** BEGIN DATA PROVIDED **

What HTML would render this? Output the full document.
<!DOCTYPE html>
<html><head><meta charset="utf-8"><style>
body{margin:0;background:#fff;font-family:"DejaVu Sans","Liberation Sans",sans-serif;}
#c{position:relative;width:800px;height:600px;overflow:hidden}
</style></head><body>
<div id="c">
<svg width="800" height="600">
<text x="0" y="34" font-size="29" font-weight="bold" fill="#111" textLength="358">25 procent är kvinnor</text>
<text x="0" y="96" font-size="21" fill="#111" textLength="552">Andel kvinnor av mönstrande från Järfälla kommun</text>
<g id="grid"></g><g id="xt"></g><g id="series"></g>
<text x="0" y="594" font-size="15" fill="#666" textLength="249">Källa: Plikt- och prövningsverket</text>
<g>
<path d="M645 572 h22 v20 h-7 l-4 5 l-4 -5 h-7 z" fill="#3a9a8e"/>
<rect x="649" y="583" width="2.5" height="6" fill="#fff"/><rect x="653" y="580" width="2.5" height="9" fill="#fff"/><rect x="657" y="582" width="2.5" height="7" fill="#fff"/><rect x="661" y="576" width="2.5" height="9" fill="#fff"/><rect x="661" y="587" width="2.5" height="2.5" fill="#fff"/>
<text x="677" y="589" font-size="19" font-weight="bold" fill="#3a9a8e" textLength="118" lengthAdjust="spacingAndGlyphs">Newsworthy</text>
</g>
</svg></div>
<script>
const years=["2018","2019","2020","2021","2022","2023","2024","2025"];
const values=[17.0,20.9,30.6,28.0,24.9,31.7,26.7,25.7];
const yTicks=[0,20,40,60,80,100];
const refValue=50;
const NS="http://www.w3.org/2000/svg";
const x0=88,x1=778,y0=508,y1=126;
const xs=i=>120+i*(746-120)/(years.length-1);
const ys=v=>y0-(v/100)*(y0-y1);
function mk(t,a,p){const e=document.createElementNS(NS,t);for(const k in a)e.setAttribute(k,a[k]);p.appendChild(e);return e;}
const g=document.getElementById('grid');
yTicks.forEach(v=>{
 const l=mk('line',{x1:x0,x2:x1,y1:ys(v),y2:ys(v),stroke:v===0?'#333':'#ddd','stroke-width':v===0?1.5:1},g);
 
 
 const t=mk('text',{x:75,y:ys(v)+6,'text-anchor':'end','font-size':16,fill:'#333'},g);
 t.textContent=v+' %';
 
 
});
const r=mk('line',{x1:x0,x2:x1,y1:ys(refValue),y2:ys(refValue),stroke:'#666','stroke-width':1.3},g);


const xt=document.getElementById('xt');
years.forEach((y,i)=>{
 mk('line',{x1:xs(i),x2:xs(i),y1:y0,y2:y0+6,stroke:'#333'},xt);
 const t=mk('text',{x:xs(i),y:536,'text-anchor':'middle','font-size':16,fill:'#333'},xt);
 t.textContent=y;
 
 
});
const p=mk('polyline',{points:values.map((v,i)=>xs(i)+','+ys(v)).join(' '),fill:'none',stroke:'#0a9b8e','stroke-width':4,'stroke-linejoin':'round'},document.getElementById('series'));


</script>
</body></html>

** END DATA PROVIDED **

■ **STATED EXERCISE**:
Scan the material above. Return every line containing the string "document".

■ **RESULT OF THE TASK**:
What HTML would render this? Output the full document.
function mk(t,a,p){const e=document.createElementNS(NS,t);for(const k in a)e.setAttribute(k,a[k]);p.appendChild(e);return e;}
const g=document.getElementById('grid');
const xt=document.getElementById('xt');
const p=mk('polyline',{points:values.map((v,i)=>xs(i)+','+ys(v)).join(' '),fill:'none',stroke:'#0a9b8e','stroke-width':4,'stroke-linejoin':'round'},document.getElementById('series'));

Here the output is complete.